Run through the catalogue fitting each object.

Parameters:
  • verbose (bool - optional) – Set to True to get progress updates from the sampler.

  • n_live (int - optional) – Number of live points: reducing speeds up the code but may lead to unreliable results.

  • mpi_serial (bool - optional) – When running through mpirun/mpiexec, the default behaviour is to fit one object at a time, using all available cores. When mpi_serial=True, each core will fit different objects.

  • track_backlog (bool - optional) – When using mpi_serial, report the number of objects waiting to be added to the catalogue by the “zero” core that compiles results from all the others. High numbers mean cores are waiting around doing nothing.

Saving of output catalogues

fit_catalogue will generate an output catalogue of posterior percentiles for all fit parameters plus some basic derived parameters. This is saved in the pipes/cats folder as <run>.fits.

Parallelisation

Bagpipes supports MPI parallelisation using the python package mpi4py. You can run both fit or fit_catalogue using MPI, just do mpirun/mpiexec -n nproc python fit_with_bagpipes.py. The default behaviour is to fit one object at a time using all available cores. This is useful for complicated models (e.g. fitting spectroscopy).

For catalogue fitting, an alternative approach is also available, in which multiple objects are fitted at once, each using one core.

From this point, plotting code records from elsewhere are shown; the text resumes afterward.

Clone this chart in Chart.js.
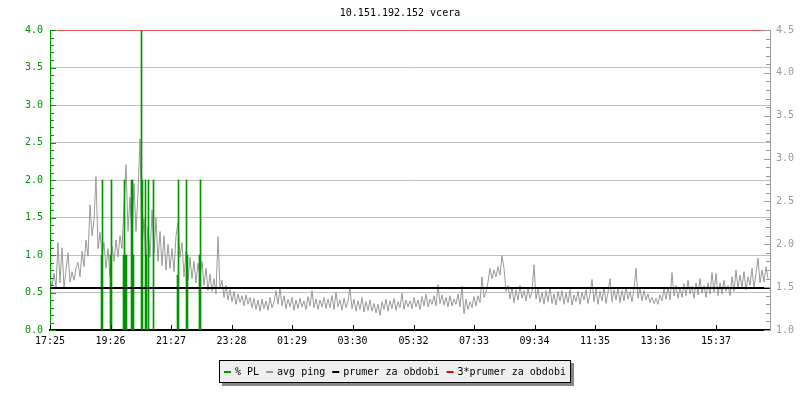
<!DOCTYPE html>
<html>
<head>
<meta charset="utf-8">
<script src="https://cdn.jsdelivr.net/npm/chart.js@4.4.1/dist/chart.umd.min.js"></script>
<style>
  html, body { margin: 0; padding: 0; background: #fff; }
</style>
</head>
<body>
<canvas id="chart1" width="800" height="400"></canvas>
<script>
const titleText = '10.151.192.152 vcera';

// x axis: minutes since 17:25
const tickMinutes = [0, 121, 242, 363, 484, 605, 727, 848, 969, 1090, 1211, 1332];
const timeLabels = ['17:25', '19:26', '21:27', '23:28', '01:29', '03:30',
  '05:32', '07:33', '09:34', '11:35', '13:36', '15:37'];

// avg ping, one sample every 4 minutes (right axis)
const stepMinutes = 4;
const pingValues = [
  1.60, 1.52, 1.66, 1.50, 2.02, 1.55, 1.96, 1.49, 1.70, 1.90, 1.56, 1.68, 1.58, 1.72, 1.79, 1.62,
  1.92, 1.74, 2.05, 1.86, 2.46, 2.10, 2.28, 2.79, 1.95, 2.14, 1.88, 2.02, 1.72, 1.95, 1.62,
  1.98, 1.80, 2.05, 1.85, 2.10, 1.95, 2.45, 2.93, 2.15, 2.55, 2.05, 2.71, 2.15, 2.60, 3.23,
  1.95, 2.30, 1.75, 2.20, 1.85, 2.40, 1.90, 2.31, 1.80, 2.15, 1.75, 2.10, 1.70, 2.00, 1.72,
  1.95, 1.68, 2.10, 2.25, 1.85, 2.02, 1.62, 1.92, 1.58, 1.85, 1.60, 1.80, 1.55, 1.78, 1.62,
  1.80, 1.52, 1.72, 1.46, 1.65, 1.45, 1.60, 1.42, 2.09, 1.48, 1.58, 1.38, 1.52, 1.35, 1.47,
  1.33, 1.45, 1.30, 1.42, 1.32, 1.40, 1.28, 1.41, 1.30, 1.38, 1.26, 1.37, 1.24, 1.35, 1.22,
  1.36, 1.25, 1.34, 1.23, 1.38, 1.26, 1.33, 1.46, 1.30, 1.49, 1.28, 1.40, 1.25, 1.36, 1.27,
  1.38, 1.23, 1.35, 1.25, 1.37, 1.27, 1.34, 1.24, 1.39, 1.28, 1.46, 1.26, 1.36, 1.24, 1.35,
  1.27, 1.38, 1.25, 1.36, 1.26, 1.40, 1.24, 1.44, 1.27, 1.35, 1.23, 1.37, 1.26, 1.34, 1.49,
  1.25, 1.36, 1.22, 1.34, 1.24, 1.38, 1.21, 1.33, 1.23, 1.35, 1.22, 1.31, 1.20, 1.30, 1.17,
  1.33, 1.24, 1.36, 1.22, 1.34, 1.25, 1.37, 1.23, 1.33, 1.26, 1.43, 1.24, 1.35, 1.27, 1.34,
  1.25, 1.38, 1.27, 1.35, 1.24, 1.39, 1.28, 1.42, 1.27, 1.36, 1.30, 1.40, 1.28, 1.53, 1.31,
  1.41, 1.29, 1.38, 1.27, 1.40, 1.28, 1.36, 1.30, 1.42, 1.27, 1.51, 1.19, 1.36, 1.24, 1.33,
  1.26, 1.39, 1.28, 1.40, 1.32, 1.62, 1.38, 1.44, 1.56, 1.72, 1.60, 1.70, 1.62, 1.74, 1.64,
  1.87, 1.72, 1.45, 1.52, 1.36, 1.50, 1.32, 1.47, 1.35, 1.52, 1.37, 1.46, 1.34, 1.48, 1.37,
  1.45, 1.76, 1.36, 1.48, 1.32, 1.44, 1.30, 1.46, 1.33, 1.50, 1.31, 1.42, 1.29, 1.45, 1.34,
  1.46, 1.30, 1.43, 1.32, 1.47, 1.29, 1.41, 1.33, 1.45, 1.30, 1.44, 1.35, 1.47, 1.31, 1.42,
  1.59, 1.33, 1.48, 1.30, 1.45, 1.34, 1.50, 1.31, 1.44, 1.60, 1.33, 1.47, 1.35, 1.49, 1.32,
  1.46, 1.34, 1.50, 1.36, 1.45, 1.33, 1.48, 1.72, 1.37, 1.49, 1.34, 1.46, 1.35, 1.42, 1.32,
  1.38, 1.31, 1.37, 1.30, 1.41, 1.34, 1.48, 1.36, 1.50, 1.35, 1.67, 1.40, 1.52, 1.37, 1.49,
  1.38, 1.54, 1.40, 1.58, 1.42, 1.51, 1.37, 1.55, 1.41, 1.60, 1.43, 1.52, 1.38, 1.55, 1.42,
  1.67, 1.44, 1.66, 1.40, 1.55, 1.42, 1.58, 1.45, 1.52, 1.40, 1.62, 1.45, 1.70, 1.48, 1.64,
  1.50, 1.68, 1.47, 1.62, 1.52, 1.72, 1.49, 1.66, 1.84, 1.55, 1.70, 1.56, 1.74, 1.60
];

// packet loss events (left axis)
const lossMinutes = [103, 105, 121, 123, 147, 149, 151, 153, 163, 165, 167,
  183, 185, 191, 193, 197, 207, 255, 257, 273, 275, 299, 301];
const lossValues = [1.0, 2.0, 1.0, 2.0, 1.0, 2.0, 1.0, 1.0, 2.0, 2.0, 1.0,
  4.0, 2.0, 2.0, 1.0, 2.0, 2.0, 0.73, 2.0, 2.0, 1.0, 1.0, 2.0];

const avgPing = 1.49;
const tripleAvgPing = 4.5;

const green = '#009600';
const gray = '#999999';

Chart.defaults.font.family = "'DejaVu Sans Mono', monospace";
Chart.defaults.font.size = 10;
Chart.defaults.color = '#000';

const axisMarks = {
  id: 'axisMarks',
  afterDatasetsDraw(chart) {
    const { ctx, chartArea: a, scales: { x, y, y2 } } = chart;
    const line = (x1, y1, x2, y2p) => {
      ctx.beginPath(); ctx.moveTo(x1, y1); ctx.lineTo(x2, y2p); ctx.stroke();
    };
    ctx.save();
    ctx.lineWidth = 1;
    ctx.strokeStyle = green;
    for (let i = 0; i <= 40; i++) {
      const py = Math.round(y.getPixelForValue(i / 10)) + 0.5;
      line(a.left, py, a.left + (i % 5 === 0 ? 6 : 4), py);
    }
    ctx.strokeStyle = gray;
    for (let i = 10; i <= 45; i++) {
      const py = Math.round(y2.getPixelForValue(i / 10)) + 0.5;
      line(a.right, py, a.right - (i % 5 === 0 ? 6 : 4), py);
    }
    ctx.strokeStyle = '#000';
    x.ticks.forEach(t => {
      const px = Math.round(x.getPixelForValue(t.value)) + 0.5;
      line(px, a.bottom, px, a.bottom - 5);
    });
    ctx.restore();
  },
  afterDraw(chart) {
    const { ctx } = chart;
    const items = chart.data.datasets.map(ds => ({ label: ds.label, color: ds.borderColor }));
    ctx.save();
    ctx.font = "10px 'DejaVu Sans Mono', monospace";
    ctx.textBaseline = 'middle';
    let content = 0;
    items.forEach((it, i) => {
      it.w = ctx.measureText(it.label).width;
      content += 11 + it.w + (i < items.length - 1 ? 7 : 0);
    });
    const w = Math.round(content + 10), h = 23;
    const left = Math.round(394.5 - w / 2), top = 360;
    ctx.fillStyle = '#888';
    ctx.fillRect(left + 3, top + 3, w, h);
    ctx.fillStyle = '#eeeeee';
    ctx.fillRect(left, top, w, h);
    ctx.strokeStyle = '#000';
    ctx.lineWidth = 1;
    ctx.strokeRect(left + 0.5, top + 0.5, w - 1, h - 1);
    let cx = left + 5;
    const cy = top + 12;
    items.forEach(it => {
      ctx.fillStyle = it.color;
      ctx.fillRect(cx, cy - 1, 7, 2);
      cx += 11;
      ctx.fillStyle = '#000';
      ctx.fillText(it.label, cx, cy);
      cx += it.w + 7;
    });
    ctx.restore();
  }
};

const ctx = document.getElementById('chart1').getContext('2d');
new Chart(ctx, {
  type: 'line',
  data: {
    datasets: [
      {
        type: 'bar',
        label: '% PL',
        data: lossMinutes.map((m, i) => ({ x: m, y: lossValues[i] })),
        backgroundColor: green,
        borderColor: green,
        borderWidth: 0,
        barThickness: 1,
        yAxisID: 'y',
        order: 1,
      },
      {
        label: 'avg ping',
        data: pingValues.map((v, i) => ({ x: i * stepMinutes, y: v })),
        borderColor: gray,
        borderWidth: 1,
        pointRadius: 0,
        tension: 0,
        yAxisID: 'y2',
        order: 2,
      },
      {
        label: 'prumer za obdobi',
        data: [{ x: 0, y: avgPing }, { x: 1440, y: avgPing }],
        borderColor: '#000',
        borderWidth: 2,
        pointRadius: 0,
        yAxisID: 'y2',
        order: 0,
      },
      {
        label: '3*prumer za obdobi',
        data: [{ x: 0, y: tripleAvgPing }, { x: 1440, y: tripleAvgPing }],
        borderColor: '#ff0000',
        borderWidth: 1,
        pointRadius: 0,
        yAxisID: 'y2',
        order: 0,
      },
    ],
  },
  options: {
    responsive: false,
    animation: false,
    devicePixelRatio: 1,
    layout: { padding: 0 },
    plugins: {
      legend: { display: false },
      tooltip: { enabled: false },
      title: {
        display: true,
        text: titleText,
        color: '#000',
        font: { size: 10, weight: 'normal' },
        padding: { top: 7, bottom: 11 },
      },
    },
    scales: {
      x: {
        type: 'linear',
        min: 0,
        max: 1440,
        offset: false,
        afterBuildTicks: s => { s.ticks = tickMinutes.map(v => ({ value: v })); },
        afterFit: s => { s.height = 70; },
        ticks: {
          autoSkip: false,
          maxRotation: 0,
          padding: 5,
          color: '#000',
          callback: (v, i) => timeLabels[i],
        },
        grid: { display: false, drawTicks: false },
        border: { color: '#000', width: 2 },
      },
      y: {
        position: 'left',
        min: 0,
        max: 4,
        afterFit: s => { s.width = 50; },
        ticks: { stepSize: 0.5, color: green, padding: 7, callback: v => v.toFixed(1) },
        grid: { color: '#c0c0c0', drawTicks: false },
        border: { color: green, width: 1 },
      },
      y2: {
        position: 'right',
        min: 1,
        max: 4.5,
        afterFit: s => { s.width = 30; },
        ticks: { stepSize: 0.5, color: gray, padding: 6, callback: v => v.toFixed(1) },
        grid: { display: false, drawTicks: false },
        border: { color: gray, width: 1 },
      },
    },
  },
  plugins: [axisMarks],
});
</script>
</body>
</html>
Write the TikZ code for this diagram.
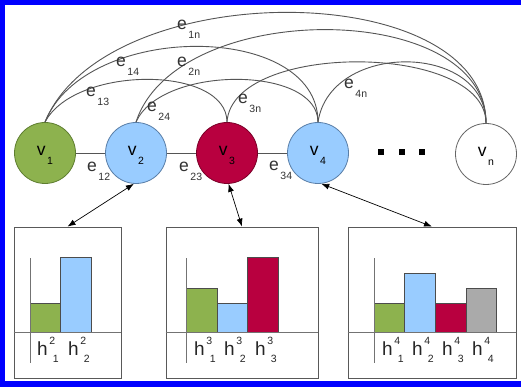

This option can be activated by setting the mpi_serial keyword argument of fit_catalogue to True. This is better for fitting relatively simple models to large catalogues of photometry, and can readily be scaled up to fitting catalogues of tens to hundreds of thousands of objects using ~100 cores on a computing cluster.

This feature no longer requires a special distribution of pymultinest, and will work with bagpipes >= v0.8.5 using normal distributions of pymultinest >= v2.11.